The answer should be a single number: how many lines of the entries below hold the word "with".

## START Entries provided

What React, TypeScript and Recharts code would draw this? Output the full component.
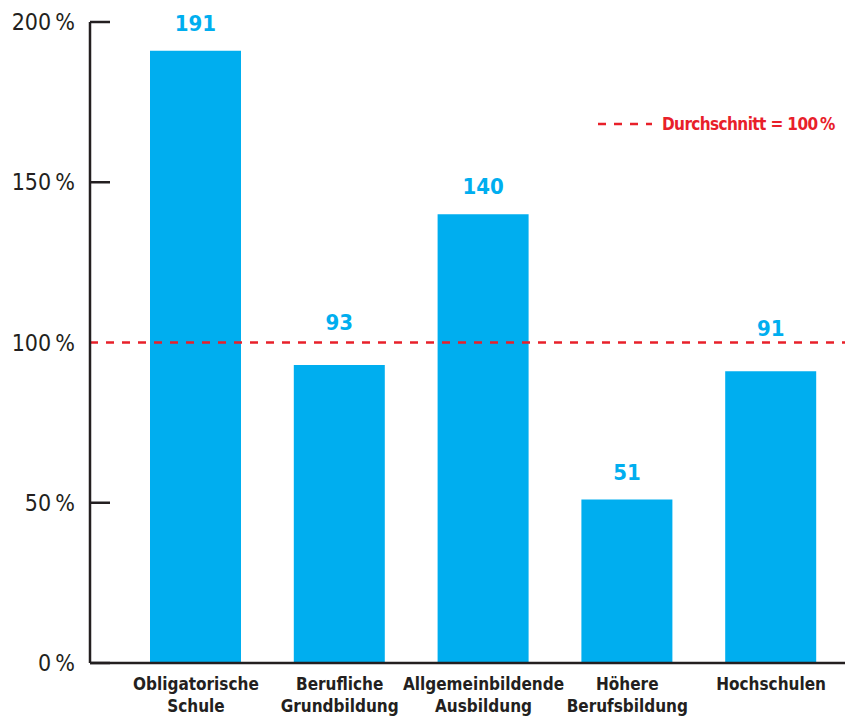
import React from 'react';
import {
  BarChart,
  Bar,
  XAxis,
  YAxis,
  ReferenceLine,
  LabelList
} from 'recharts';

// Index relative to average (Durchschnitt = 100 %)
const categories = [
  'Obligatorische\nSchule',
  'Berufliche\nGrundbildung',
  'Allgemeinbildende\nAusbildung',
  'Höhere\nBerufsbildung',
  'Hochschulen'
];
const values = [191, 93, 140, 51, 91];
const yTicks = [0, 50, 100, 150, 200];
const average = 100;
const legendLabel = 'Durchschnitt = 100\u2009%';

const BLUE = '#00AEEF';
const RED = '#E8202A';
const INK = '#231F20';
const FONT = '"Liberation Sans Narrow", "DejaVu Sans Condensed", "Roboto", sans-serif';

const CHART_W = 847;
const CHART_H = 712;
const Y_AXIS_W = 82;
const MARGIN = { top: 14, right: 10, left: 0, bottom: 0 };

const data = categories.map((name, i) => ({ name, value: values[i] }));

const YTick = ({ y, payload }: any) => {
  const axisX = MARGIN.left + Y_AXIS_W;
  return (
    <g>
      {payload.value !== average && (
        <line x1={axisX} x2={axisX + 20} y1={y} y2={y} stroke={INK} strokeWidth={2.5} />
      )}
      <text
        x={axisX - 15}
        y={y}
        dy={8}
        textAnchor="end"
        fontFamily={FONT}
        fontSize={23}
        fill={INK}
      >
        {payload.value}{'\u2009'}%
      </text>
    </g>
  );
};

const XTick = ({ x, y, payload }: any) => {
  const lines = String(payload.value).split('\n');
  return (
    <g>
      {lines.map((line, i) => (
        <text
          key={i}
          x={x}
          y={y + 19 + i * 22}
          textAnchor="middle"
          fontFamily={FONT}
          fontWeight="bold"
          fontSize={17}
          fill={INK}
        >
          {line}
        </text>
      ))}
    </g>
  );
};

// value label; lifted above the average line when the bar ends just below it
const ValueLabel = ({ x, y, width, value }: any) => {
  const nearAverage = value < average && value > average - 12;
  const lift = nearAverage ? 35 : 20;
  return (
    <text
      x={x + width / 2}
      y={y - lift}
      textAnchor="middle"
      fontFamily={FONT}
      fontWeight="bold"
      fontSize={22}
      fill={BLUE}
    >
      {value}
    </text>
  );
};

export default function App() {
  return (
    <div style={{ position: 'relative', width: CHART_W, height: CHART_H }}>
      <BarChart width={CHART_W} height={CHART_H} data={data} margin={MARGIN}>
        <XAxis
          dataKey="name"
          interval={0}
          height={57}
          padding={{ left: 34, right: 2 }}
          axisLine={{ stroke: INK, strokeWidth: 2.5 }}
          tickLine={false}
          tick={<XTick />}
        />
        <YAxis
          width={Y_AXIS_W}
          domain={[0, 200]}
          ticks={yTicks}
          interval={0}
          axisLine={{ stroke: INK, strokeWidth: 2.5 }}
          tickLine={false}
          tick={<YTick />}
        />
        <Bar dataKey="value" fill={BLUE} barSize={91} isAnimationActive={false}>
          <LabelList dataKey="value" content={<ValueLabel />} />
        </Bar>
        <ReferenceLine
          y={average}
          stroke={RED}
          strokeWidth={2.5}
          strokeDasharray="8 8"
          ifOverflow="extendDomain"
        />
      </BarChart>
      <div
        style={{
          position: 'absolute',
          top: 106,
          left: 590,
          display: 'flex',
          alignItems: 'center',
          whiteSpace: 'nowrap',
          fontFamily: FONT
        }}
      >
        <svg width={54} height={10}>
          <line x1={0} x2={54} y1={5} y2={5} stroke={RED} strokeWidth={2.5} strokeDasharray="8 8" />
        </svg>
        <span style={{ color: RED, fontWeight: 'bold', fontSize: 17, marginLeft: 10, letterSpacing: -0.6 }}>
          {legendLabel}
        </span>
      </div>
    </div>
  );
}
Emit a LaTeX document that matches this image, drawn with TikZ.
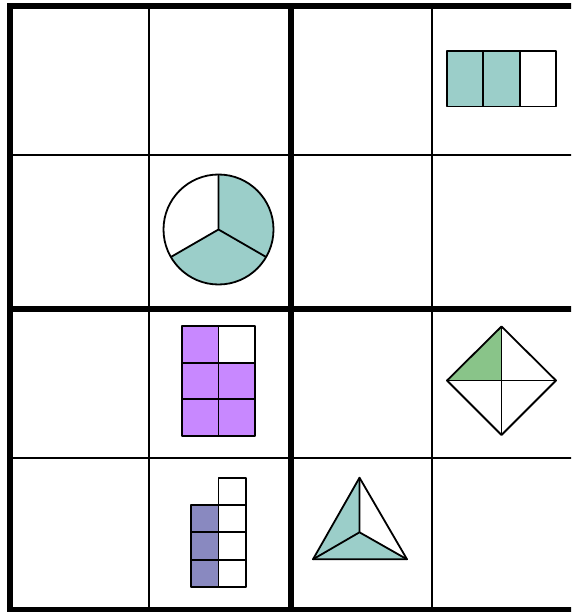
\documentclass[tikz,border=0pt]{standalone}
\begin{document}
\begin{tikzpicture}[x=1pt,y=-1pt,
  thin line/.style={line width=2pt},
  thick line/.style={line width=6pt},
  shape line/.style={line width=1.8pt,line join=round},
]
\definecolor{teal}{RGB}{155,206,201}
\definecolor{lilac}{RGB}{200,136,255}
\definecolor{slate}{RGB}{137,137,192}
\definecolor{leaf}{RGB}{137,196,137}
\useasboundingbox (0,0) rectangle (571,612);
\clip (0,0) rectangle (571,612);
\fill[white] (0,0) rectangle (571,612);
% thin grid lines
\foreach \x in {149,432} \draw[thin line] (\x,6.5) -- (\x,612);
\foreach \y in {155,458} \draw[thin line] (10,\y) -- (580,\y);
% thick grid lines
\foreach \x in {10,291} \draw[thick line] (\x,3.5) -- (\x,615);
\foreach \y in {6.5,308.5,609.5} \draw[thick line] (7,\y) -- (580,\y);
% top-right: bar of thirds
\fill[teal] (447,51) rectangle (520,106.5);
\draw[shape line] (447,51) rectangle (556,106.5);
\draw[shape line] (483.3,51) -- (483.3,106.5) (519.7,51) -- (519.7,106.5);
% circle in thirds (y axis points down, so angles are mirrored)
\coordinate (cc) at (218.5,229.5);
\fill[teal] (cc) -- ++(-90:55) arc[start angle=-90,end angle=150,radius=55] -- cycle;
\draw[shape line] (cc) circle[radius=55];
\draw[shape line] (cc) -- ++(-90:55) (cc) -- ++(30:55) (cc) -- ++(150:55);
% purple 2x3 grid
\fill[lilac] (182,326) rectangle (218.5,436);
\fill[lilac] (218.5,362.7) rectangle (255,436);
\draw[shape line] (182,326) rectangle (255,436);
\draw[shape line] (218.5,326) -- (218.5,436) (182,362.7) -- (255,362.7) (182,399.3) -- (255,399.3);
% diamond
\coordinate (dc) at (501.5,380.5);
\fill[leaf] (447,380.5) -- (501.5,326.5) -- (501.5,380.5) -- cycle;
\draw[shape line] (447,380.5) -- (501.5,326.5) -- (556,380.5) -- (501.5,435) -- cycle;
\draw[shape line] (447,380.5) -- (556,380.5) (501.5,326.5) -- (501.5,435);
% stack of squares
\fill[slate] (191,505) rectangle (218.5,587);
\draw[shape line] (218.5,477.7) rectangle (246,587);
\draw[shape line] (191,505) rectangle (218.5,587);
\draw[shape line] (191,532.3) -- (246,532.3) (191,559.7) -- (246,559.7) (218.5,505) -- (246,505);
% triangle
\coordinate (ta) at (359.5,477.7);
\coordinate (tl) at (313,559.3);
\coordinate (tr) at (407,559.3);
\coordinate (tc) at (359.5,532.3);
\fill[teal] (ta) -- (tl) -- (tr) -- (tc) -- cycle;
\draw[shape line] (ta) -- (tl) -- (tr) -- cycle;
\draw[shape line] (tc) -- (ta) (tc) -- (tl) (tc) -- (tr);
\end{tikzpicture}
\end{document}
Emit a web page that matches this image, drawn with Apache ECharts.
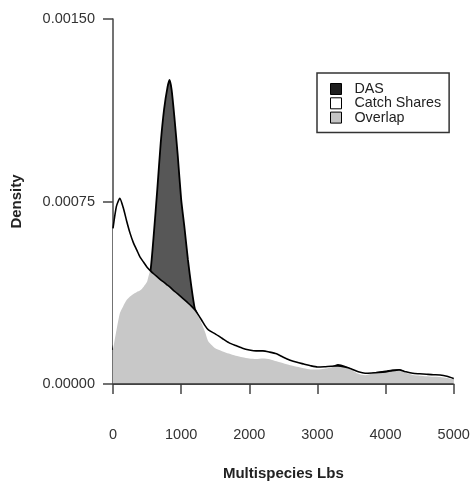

## END Entries provided

[The output]:
2